§ Do this:
Type again, exactly, the lines below from the start through the line that includes "3.75, 4, 4.5, 5];".

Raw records
★ ★ ★ ★

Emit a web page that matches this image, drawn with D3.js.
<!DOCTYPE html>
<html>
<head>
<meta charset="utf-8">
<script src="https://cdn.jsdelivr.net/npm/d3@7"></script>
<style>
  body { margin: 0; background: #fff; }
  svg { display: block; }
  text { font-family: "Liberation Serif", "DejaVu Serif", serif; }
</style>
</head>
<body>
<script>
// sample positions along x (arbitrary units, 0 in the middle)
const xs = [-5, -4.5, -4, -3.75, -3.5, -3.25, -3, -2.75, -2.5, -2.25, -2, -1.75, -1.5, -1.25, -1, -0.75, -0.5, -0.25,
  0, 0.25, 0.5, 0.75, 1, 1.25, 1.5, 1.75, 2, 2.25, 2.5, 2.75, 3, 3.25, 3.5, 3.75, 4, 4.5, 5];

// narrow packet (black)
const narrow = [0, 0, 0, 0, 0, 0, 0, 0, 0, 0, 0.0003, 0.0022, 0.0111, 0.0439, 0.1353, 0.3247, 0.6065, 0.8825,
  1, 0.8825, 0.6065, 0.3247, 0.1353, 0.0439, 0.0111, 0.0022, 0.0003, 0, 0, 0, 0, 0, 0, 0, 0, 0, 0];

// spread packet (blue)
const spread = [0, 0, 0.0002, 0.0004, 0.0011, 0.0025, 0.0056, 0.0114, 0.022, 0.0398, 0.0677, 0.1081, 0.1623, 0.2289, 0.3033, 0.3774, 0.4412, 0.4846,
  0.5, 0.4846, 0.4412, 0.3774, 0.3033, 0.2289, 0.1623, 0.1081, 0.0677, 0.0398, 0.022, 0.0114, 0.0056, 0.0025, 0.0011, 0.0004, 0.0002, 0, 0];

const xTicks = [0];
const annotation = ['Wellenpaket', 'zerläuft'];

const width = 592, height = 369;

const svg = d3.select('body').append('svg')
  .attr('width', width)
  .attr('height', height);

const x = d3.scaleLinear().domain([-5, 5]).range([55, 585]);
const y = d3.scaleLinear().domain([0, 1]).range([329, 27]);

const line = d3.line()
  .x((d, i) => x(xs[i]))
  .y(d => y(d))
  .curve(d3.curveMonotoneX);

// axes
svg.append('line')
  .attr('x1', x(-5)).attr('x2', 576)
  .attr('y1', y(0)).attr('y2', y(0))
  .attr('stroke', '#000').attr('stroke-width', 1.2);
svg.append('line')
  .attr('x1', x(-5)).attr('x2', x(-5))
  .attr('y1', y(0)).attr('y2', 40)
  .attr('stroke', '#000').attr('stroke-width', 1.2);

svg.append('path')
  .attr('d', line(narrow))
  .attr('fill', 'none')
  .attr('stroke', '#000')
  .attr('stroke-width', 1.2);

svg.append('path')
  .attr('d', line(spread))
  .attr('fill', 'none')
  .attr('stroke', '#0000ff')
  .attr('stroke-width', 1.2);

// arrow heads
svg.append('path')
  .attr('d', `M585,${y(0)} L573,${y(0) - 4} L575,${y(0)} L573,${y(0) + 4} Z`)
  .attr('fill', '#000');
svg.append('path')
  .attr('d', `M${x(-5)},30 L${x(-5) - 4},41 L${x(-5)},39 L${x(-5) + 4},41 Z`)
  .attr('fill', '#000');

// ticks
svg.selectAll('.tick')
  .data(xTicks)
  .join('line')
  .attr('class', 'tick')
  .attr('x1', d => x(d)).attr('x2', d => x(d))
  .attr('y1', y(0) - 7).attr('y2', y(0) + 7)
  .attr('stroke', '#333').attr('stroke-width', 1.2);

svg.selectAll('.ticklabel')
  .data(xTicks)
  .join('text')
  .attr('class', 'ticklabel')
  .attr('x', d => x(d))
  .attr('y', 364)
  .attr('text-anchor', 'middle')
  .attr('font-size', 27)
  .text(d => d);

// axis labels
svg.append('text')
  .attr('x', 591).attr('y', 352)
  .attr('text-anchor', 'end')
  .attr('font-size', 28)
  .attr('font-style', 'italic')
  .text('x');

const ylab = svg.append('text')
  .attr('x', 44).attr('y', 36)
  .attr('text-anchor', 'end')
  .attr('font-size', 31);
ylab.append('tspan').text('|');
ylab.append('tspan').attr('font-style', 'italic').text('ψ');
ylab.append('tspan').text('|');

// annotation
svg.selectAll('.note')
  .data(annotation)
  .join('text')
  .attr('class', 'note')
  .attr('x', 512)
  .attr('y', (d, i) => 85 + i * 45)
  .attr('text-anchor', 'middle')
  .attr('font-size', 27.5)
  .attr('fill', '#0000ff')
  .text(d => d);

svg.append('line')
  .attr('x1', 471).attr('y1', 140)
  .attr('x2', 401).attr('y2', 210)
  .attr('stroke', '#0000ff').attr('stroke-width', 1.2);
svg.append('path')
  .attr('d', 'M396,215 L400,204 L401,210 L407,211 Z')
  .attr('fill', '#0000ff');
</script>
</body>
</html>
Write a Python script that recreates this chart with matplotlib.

★ ★ ★ ★

§ Result of this task:
Emit a web page that matches this image, drawn with D3.js.
<!DOCTYPE html>
<html>
<head>
<meta charset="utf-8">
<script src="https://cdn.jsdelivr.net/npm/d3@7"></script>
<style>
  body { margin: 0; background: #fff; }
  svg { display: block; }
  text { font-family: "Liberation Serif", "DejaVu Serif", serif; }
</style>
</head>
<body>
<script>
// sample positions along x (arbitrary units, 0 in the middle)
const xs = [-5, -4.5, -4, -3.75, -3.5, -3.25, -3, -2.75, -2.5, -2.25, -2, -1.75, -1.5, -1.25, -1, -0.75, -0.5, -0.25,
  0, 0.25, 0.5, 0.75, 1, 1.25, 1.5, 1.75, 2, 2.25, 2.5, 2.75, 3, 3.25, 3.5, 3.75, 4, 4.5, 5];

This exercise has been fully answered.